Cute deviled eggs styled as baby chicks, ideal for festive appetizers and family fun.

# What You'll Need:

→ Eggs

01 - 12 large eggs

→ Filling

02 - 3 tablespoons mayonnaise
03 - 1 teaspoon yellow mustard
04 - 1 teaspoon white vinegar
05 - 1/4 teaspoon salt
06 - 1/8 teaspoon ground black pepper

→ Decoration

07 - 24 whole black peppercorns for eyes
08 - 1 medium carrot for beaks and feet
09 - Fresh chives or parsley for garnish, optional

# How To:

01 - Place eggs in a single layer in a large saucepan and cover with cold water. Bring to a boil over medium-high heat.
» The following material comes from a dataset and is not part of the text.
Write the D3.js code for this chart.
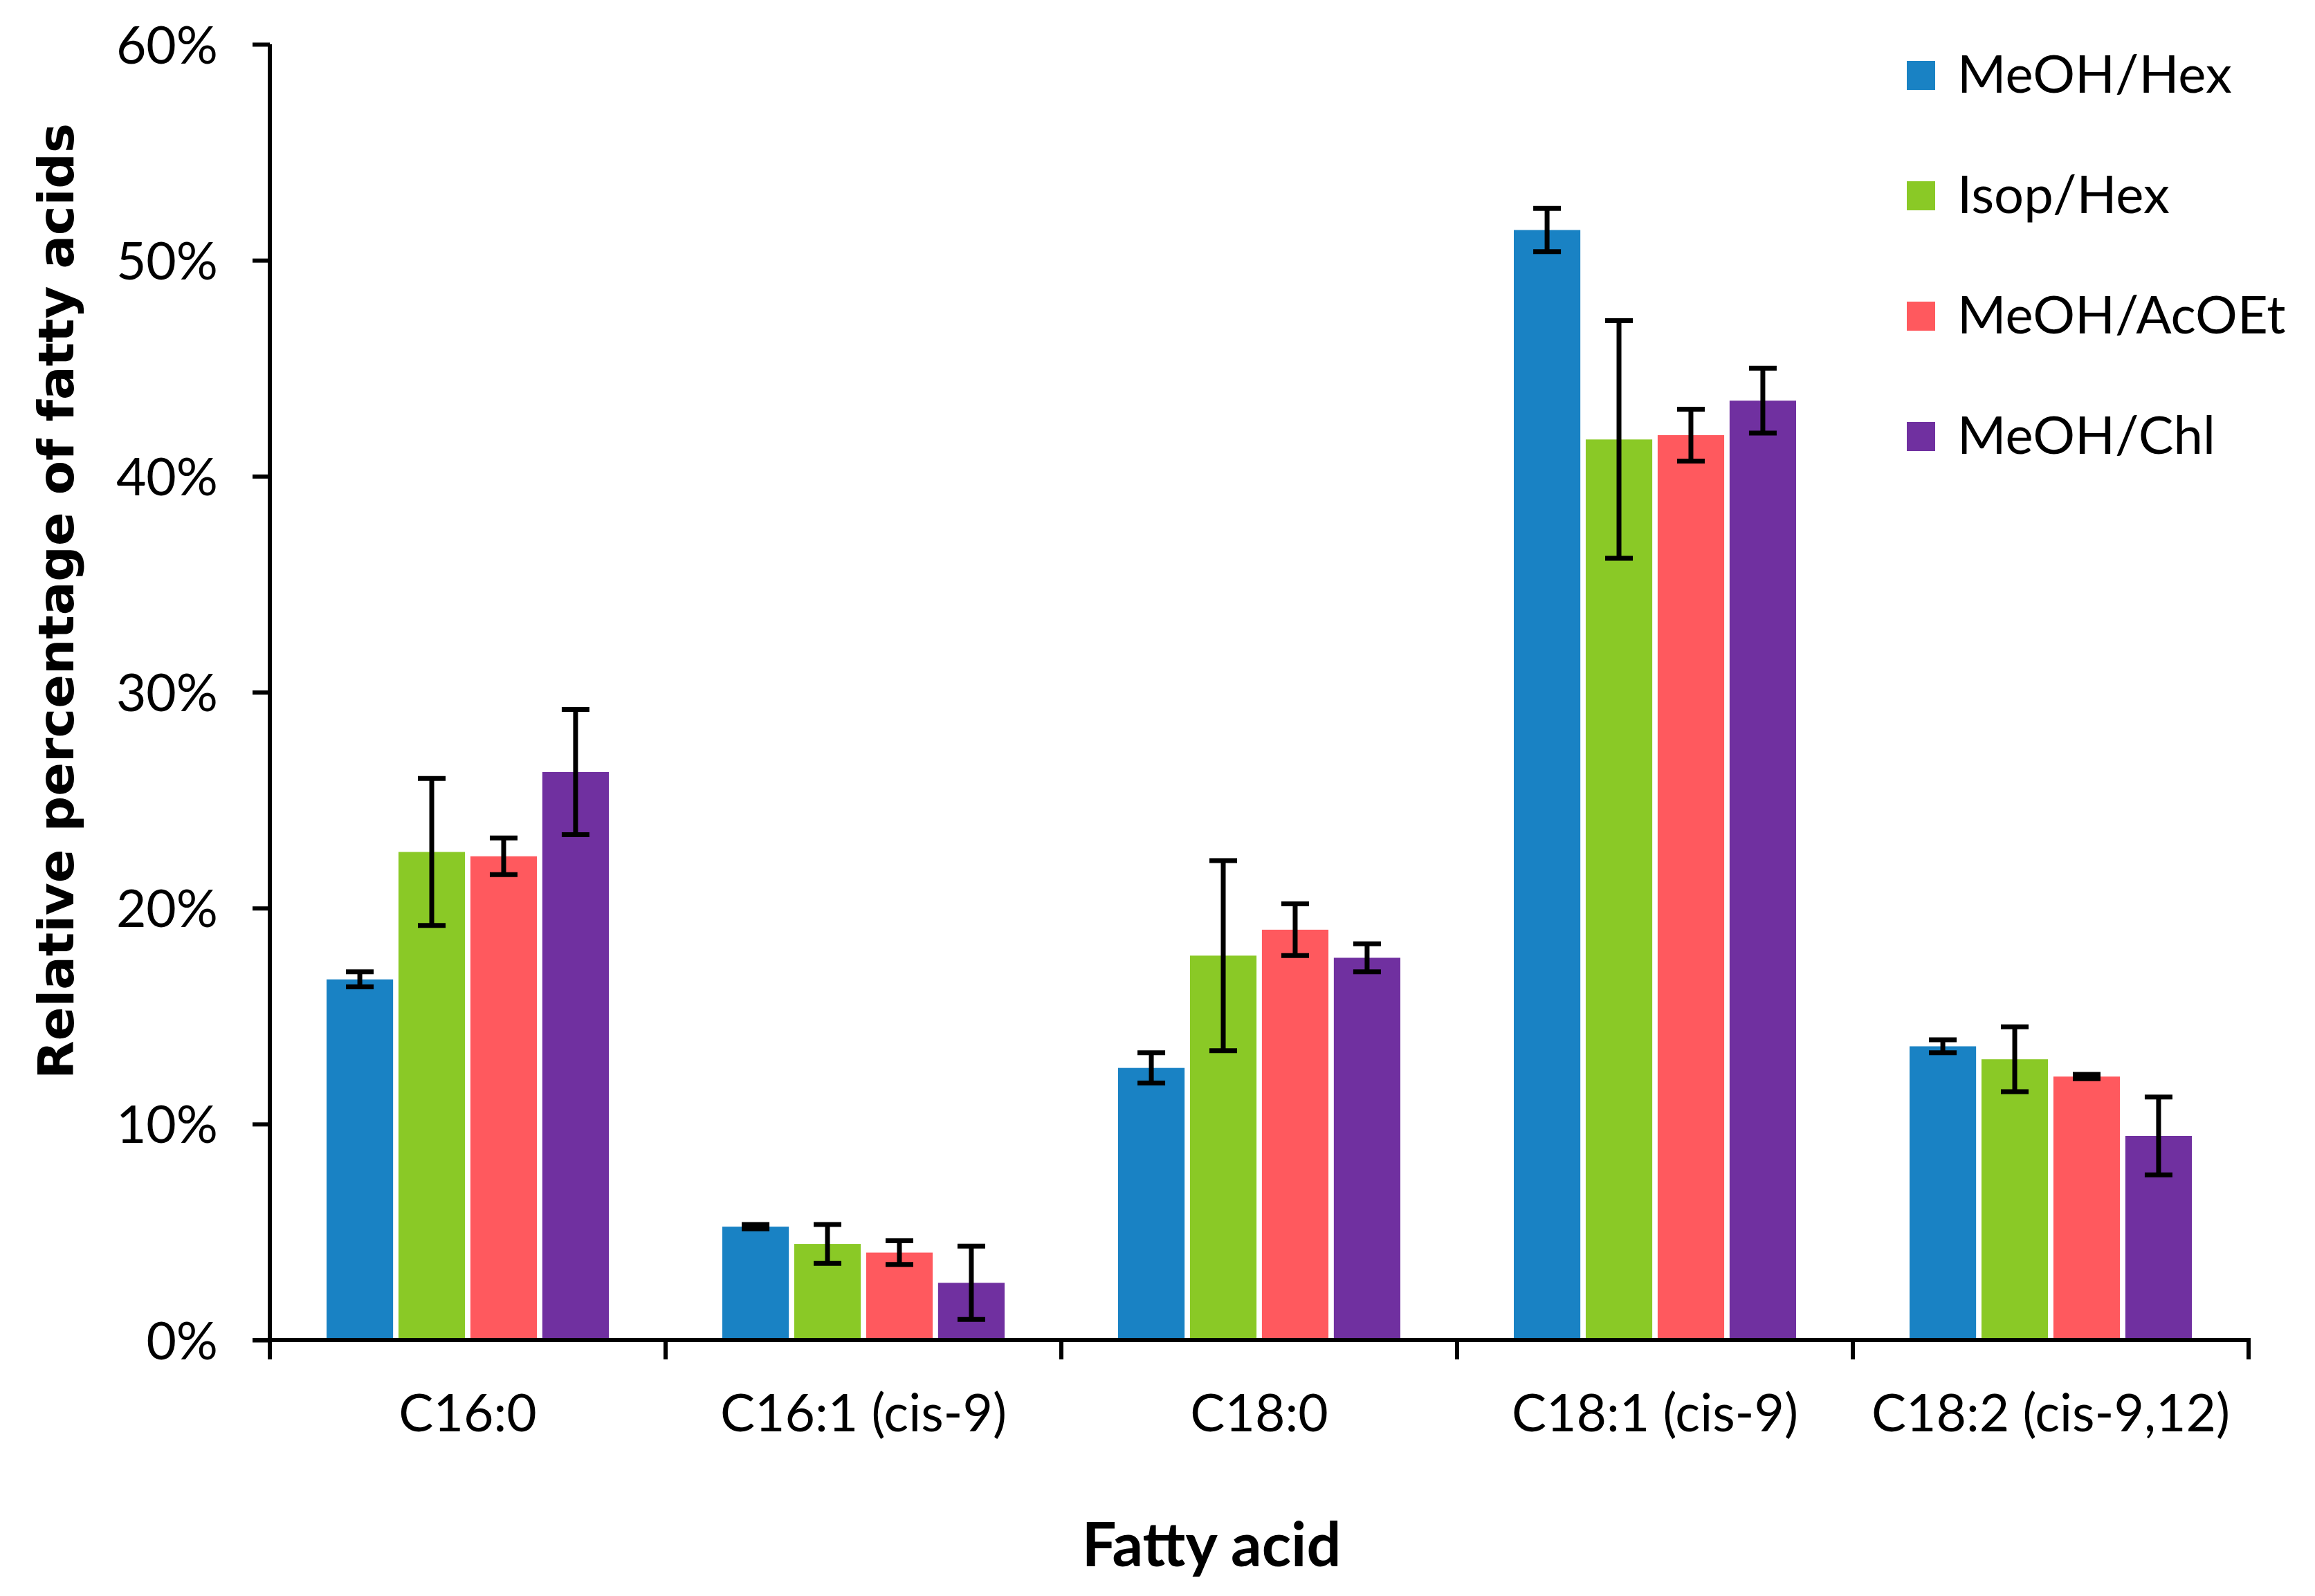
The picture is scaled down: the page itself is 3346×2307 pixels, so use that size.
<!DOCTYPE html>
<html>
<head>
<meta charset="utf-8">
<script src="https://cdn.jsdelivr.net/npm/d3@7"></script>
<style>
  body { margin: 0; background: #fff; }
  text { font-family: Lato, sans-serif; }
</style>
</head>
<body>
<svg class="chart"></svg>
<script>
const categories = ['C16:0', 'C16:1 (cis-9)', 'C18:0', 'C18:1 (cis-9)', 'C18:2 (cis-9,12)']
const seriesNames = ['MeOH/Hex', 'Isop/Hex', 'MeOH/AcOEt', 'MeOH/Chl']
const colors = ['#1982C4', '#8AC926', '#FF595E', '#7030A0']

// mean values (%) per series, in category order
const meohHex   = [16.7, 5.25, 12.6, 51.4, 13.6]
const isopHex   = [22.6, 4.45, 17.8, 41.7, 13.0]
const meohAcoet = [22.4, 4.05, 19.0, 41.9, 12.2]
const meohChl   = [26.3, 2.65, 17.7, 43.5, 9.45]

// standard deviations (%)
const errHex   = [0.35, 0.1, 0.7, 1.0, 0.3]
const errIsop  = [3.4, 0.9, 4.4, 5.5, 1.5]
const errAcoet = [0.85, 0.55, 1.2, 1.2, 0.1]
const errChl   = [2.9, 1.7, 0.65, 1.5, 1.8]

const yTicks = [0, 10, 20, 30, 40, 50, 60]

const values = [meohHex, isopHex, meohAcoet, meohChl]
const errors = [errHex, errIsop, errAcoet, errChl]

const width = 3346, height = 2307
const plotLeft = 390, plotRight = 3250, plotTop = 64, plotBottom = 1937

const svg = d3.select('svg.chart')
    .attr('width', width)
    .attr('height', height)

const x0 = d3.scaleBand()
    .domain(categories)
    .range([plotLeft, plotRight])

const x1 = d3.scaleBand()
    .domain(seriesNames)
    .range([82, x0.bandwidth() - 82])
    .paddingInner(0.075)

const y = d3.scaleLinear()
    .domain([0, 60])
    .range([plotBottom, plotTop])

// flatten to one row per bar
const rows = []
categories.forEach((cat, ci) => {
    seriesNames.forEach((s, si) => {
        rows.push({ cat: cat, series: s, idx: si, v: values[si][ci], e: errors[si][ci] })
    })
})

svg.append('g')
    .selectAll('rect')
    .data(rows)
    .enter()
    .append('rect')
    .attr('x', d => x0(d.cat) + x1(d.series))
    .attr('y', d => y(d.v))
    .attr('width', x1.bandwidth())
    .attr('height', d => plotBottom - y(d.v))
    .style('fill', d => colors[d.idx])

// error bars
const capW = 40
const err = svg.append('g')
    .style('stroke', '#000')
    .style('stroke-width', 7)

rows.forEach(d => {
    const cx = x0(d.cat) + x1(d.series) + x1.bandwidth() / 2
    err.append('line')
        .attr('x1', cx).attr('x2', cx)
        .attr('y1', y(d.v + d.e)).attr('y2', y(d.v - d.e))
    err.append('line')
        .attr('x1', cx - capW / 2).attr('x2', cx + capW / 2)
        .attr('y1', y(d.v + d.e)).attr('y2', y(d.v + d.e))
    err.append('line')
        .attr('x1', cx - capW / 2).attr('x2', cx + capW / 2)
        .attr('y1', y(d.v - d.e)).attr('y2', y(d.v - d.e))
})

// y axis
const yAxis = svg.append('g')
    .attr('transform', 'translate(' + plotLeft + ',0)')
    .call(d3.axisLeft(y).tickValues(yTicks).tickFormat(d => d + '%').tickSize(25).tickPadding(50))
yAxis.select('.domain').attr('d', 'M0,' + plotTop + 'V' + plotBottom).style('stroke-width', 6)
yAxis.selectAll('.tick line').style('stroke-width', 6)
yAxis.selectAll('.tick text')
    .style('font-size', '75px')
    .style('font-family', 'Lato, sans-serif')
    .attr('dy', '0.36em')

// x axis: ticks on band boundaries
const boundaries = categories.map(c => x0(c)).concat([plotRight])
const xAxis = svg.append('g')
    .attr('transform', 'translate(0,' + plotBottom + ')')
xAxis.append('line')
    .attr('x1', plotLeft - 25).attr('x2', plotRight + 3)
    .attr('y1', 0).attr('y2', 0)
    .style('stroke', '#000').style('stroke-width', 6)
xAxis.selectAll('.xtick')
    .data(boundaries)
    .enter()
    .append('line')
    .attr('x1', d => d).attr('x2', d => d)
    .attr('y1', 0).attr('y2', 28)
    .style('stroke', '#000').style('stroke-width', 6)
xAxis.selectAll('.xlabel')
    .data(categories)
    .enter()
    .append('text')
    .attr('x', d => x0(d) + x0.bandwidth() / 2)
    .attr('y', 132)
    .attr('text-anchor', 'middle')
    .style('font-size', '75px')
    .text(d => d)

// axis titles
svg.append('text')
    .attr('x', 1751)
    .attr('y', 2264)
    .attr('text-anchor', 'middle')
    .style('font-size', '88px')
    .style('font-weight', 'bold')
    .text('Fatty acid')

svg.append('text')
    .attr('text-anchor', 'middle')
    .attr('transform', 'translate(106,869)rotate(-90)')
    .style('font-family', 'DejaVu Sans')
    .style('font-size', '72px')
    .style('font-weight', 'bold')
    .text('Relative percentage of fatty acids')

// legend
const legend = svg.append('g')
    .attr('transform', 'translate(2756,88)')
const item = legend.selectAll('g')
    .data(seriesNames)
    .enter()
    .append('g')
    .attr('transform', (d, i) => 'translate(0,' + i * 174 + ')')
item.append('rect')
    .attr('width', 41).attr('height', 42)
    .style('fill', (d, i) => colors[i])
item.append('text')
    .attr('x', 73)
    .attr('y', 46)
    .style('font-size', '76px')
    .text(d => d)
</script>
</body>
</html>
Once boiling, cover, remove from heat, and let stand for 10 minutes.
02 - Transfer eggs to a bowl of ice water and let cool completely, about 5 minutes.
03 - Gently peel the eggs and pat dry with paper towels.
04 - For each egg, slice a small portion off the bottom so the egg stands upright. Slice off the top one-third of the egg horizontally to create a cap.
05 - Carefully remove yolks and transfer to a mixing bowl. Place egg whites on a serving tray.
06 - Mash yolks with mayonnaise, mustard, vinegar, salt, and pepper until smooth and creamy.
07 - Using a spoon or piping bag, fill the bottom egg whites with the yolk mixture, mounding it slightly to form the chick's head.
08 - Place the egg white caps back on at a jaunty angle to resemble a chick hatching.
09 - Cut tiny triangles from the carrot for beaks and small slivers for feet. Gently press the beaks and feet into the yolk mixture.
10 - Place two black peppercorns for eyes on each chick.
11 - Garnish with fresh chives or parsley if desired. Serve chilled.

# Expert Tips:

01 -
  • They look so charming that people assume they took hours, when really you're just boiling eggs and being playful with a knife.
  • Kids will actually help you make these without complaining, which is worth its weight in gold on a weekend morning.
  • The creamy filling tastes like classic deviled eggs but the carrot details and peppercorn eyes make them feel special rather than standard.
02 -
  • The ice bath after boiling is non-negotiable—it's what makes the shells slip off easily rather than tearing the white underneath.
  • If your yolk mixture seems grainy, your eggs might have overcooked; next time, start timing exactly when the water comes to a rolling boil for more control.
  • Carrot pieces need to be thin and slightly flexible or they'll snap when you're trying to position them, so use a sharp paring knife and slice on a slight angle.
03 -
  • Use Greek yogurt instead of mayonnaise if you want something lighter, and the filling will still be creamy and delicious because the eggs themselves contribute richness.
  • Black olive pieces can replace peppercorns if you want something softer or if you're feeding people who find whole peppercorns startling.